Every business owner wants more clients, don’t they? And every service business owner knows the challenge of making their own business stand out from the competition.
Whether you are an accountant, a financial planner, a lawyer, physiotherapist, or chiropractor, the challenge is to set yourself apart so that prospects realise why they should do business with you rather than any other business providing a similar service.
Your website is an important part of your marketing strategy – not the only part, but an important one. It does worry me when I see business whose only marketing tool is their website because they are deliberately narrowing their reach and making themselves dependent on a single avenue for generating business.
Tell Your Story In a Client-Centric Fashion
The element that makes your business unique is its story. No other business can compete with that. So does your website tell your story? Or does it say the same things as all other businesses in your category?
Your core website copy should tell the story of why you are in business and how you serve your clients and meet their needs.
Notice the second part of that statement – ‘how you serve your clients and meet their needs’. People are busy, and they have problems – especially business owners. Your website copy needs to be about them. That’s why a website which clearly answers the questions your prospects have will always generate more business than ones which don’t.
I can’t tell you how many times I have been frustrated by businesses whose website doesn’t even answer my basic questions – and I’m not the only person who has chosen a provider or product based on the information I was able to get easily.
The interesting part of that is that when I speak to business owners most of them agree that when they visit a website they want their questions answered – but their own website doesn’t do this.
Your Business Is About Your Clients
Without clients you don’t have a business. Amazon’s Jeff Bezos built the mammoth company into what it is today by focusing on the customers. He actually makes decisions that reduce profit in the short term in pursuit of customer satisfaction.
You can all do this. If you apply that same dedication to satisfying your clients in every possible way, your businesses will grow! A website is only a small part of that success, but it has potential for enormous impact and for many people it will be their first point of contact with you.
What your website says is even more important than how it looks. The cover may be the thing that gets people to open a book, but the story inside is what makes them keep reading. Website design is only one element in the puzzle – unless you have a well known logo, the text is what tells prospects whether they’re in the right place or not.
Writing Website Text That Works
Small businesses are notorious ‘do-it-yourself-ers’, and of course most professionals can write. I have written copiously all my life between writing essays, fiction, writing to learn, project documents and proposal and so on – but it wasn’t until I studied copywriting that I learned the difference between writing and writing copy.

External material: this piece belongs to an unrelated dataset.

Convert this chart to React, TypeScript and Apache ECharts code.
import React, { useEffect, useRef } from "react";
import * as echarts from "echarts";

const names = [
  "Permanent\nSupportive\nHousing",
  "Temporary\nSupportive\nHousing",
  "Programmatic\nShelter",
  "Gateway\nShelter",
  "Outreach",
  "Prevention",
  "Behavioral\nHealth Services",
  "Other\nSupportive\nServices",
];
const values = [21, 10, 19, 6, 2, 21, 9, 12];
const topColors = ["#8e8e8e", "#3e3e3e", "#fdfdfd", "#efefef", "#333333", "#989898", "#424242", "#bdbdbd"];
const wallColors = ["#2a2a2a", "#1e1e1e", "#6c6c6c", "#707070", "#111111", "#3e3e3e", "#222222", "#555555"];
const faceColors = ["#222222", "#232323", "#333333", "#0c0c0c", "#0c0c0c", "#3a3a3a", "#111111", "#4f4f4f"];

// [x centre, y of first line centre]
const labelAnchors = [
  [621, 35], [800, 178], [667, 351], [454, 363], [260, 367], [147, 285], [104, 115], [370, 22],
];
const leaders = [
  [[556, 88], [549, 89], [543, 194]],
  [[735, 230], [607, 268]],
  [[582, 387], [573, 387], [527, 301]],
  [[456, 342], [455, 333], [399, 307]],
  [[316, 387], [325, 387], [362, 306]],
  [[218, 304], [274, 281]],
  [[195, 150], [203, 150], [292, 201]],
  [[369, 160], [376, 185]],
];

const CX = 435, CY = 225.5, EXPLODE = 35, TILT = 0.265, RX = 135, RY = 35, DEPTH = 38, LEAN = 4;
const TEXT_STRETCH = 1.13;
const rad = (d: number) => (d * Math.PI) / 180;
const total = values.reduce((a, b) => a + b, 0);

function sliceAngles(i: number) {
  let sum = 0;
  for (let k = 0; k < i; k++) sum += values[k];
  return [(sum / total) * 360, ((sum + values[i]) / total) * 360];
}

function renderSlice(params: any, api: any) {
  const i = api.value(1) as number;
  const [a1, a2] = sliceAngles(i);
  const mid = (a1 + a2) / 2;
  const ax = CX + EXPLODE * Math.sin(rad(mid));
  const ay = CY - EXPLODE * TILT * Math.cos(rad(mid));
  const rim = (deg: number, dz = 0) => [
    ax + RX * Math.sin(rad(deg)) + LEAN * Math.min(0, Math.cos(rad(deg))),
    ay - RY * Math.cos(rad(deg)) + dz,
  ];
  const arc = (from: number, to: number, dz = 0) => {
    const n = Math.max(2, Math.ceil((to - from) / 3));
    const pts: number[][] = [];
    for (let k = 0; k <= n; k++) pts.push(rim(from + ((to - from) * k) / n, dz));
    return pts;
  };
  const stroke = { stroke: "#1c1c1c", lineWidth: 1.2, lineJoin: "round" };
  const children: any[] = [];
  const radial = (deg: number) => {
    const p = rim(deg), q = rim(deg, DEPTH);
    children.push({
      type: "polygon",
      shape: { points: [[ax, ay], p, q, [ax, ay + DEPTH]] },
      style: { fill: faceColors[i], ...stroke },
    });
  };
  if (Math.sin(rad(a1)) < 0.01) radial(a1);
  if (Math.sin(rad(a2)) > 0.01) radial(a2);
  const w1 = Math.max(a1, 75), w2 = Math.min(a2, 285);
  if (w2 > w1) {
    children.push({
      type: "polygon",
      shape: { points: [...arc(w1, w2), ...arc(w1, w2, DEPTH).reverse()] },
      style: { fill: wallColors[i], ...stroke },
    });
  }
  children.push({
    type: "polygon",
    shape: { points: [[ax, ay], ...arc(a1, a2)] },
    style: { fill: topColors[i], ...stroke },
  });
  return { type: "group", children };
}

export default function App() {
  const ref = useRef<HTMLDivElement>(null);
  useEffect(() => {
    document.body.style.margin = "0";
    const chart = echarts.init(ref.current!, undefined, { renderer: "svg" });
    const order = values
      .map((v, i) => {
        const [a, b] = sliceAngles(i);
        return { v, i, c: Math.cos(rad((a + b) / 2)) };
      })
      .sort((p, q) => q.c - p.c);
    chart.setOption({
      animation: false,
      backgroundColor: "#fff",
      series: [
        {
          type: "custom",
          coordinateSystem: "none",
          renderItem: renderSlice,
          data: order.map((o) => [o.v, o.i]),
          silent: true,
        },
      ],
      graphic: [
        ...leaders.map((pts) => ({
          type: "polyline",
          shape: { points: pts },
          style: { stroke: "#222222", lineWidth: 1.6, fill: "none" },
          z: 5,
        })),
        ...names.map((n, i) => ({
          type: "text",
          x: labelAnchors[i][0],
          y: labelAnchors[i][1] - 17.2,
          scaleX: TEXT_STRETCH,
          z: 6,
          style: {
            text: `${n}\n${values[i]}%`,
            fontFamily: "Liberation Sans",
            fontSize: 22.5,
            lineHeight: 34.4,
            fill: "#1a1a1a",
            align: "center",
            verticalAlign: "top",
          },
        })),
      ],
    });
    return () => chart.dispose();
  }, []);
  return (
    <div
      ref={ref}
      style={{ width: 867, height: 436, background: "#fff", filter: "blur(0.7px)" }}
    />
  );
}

The thing is that most of us know all about our business, what it does, and how it makes a difference to clients – but we don’t understand it very well from their perspective, and sometimes we don’t think that matters.
The core of copywriting is understanding the person who the copy is intended to attract. A lot of research into the thoughts, motives, and habits of your target client stands behind the words that finally appear on the page, and it’s from that background that effective copy is written.
With the information about your prospect gathered the right motivators can be found – and the right words to explain how you are the perfect fit can be discovered. Of course, there’s an art to finding those words as well – and you can only confirm that by testing. Sometimes just changing a few words around will dramatically increase your conversion rate.
Ask yourself these three questions about your website:-
- Does it tell a story?
- Is it about my prospects and clients’ needs?
- Have I tested different headlines and text and compared conversion rates?
– If your website isn’t generating as much business as you would like, you may not need a new design, you may just need to study your audience more deeply and write fresh copy.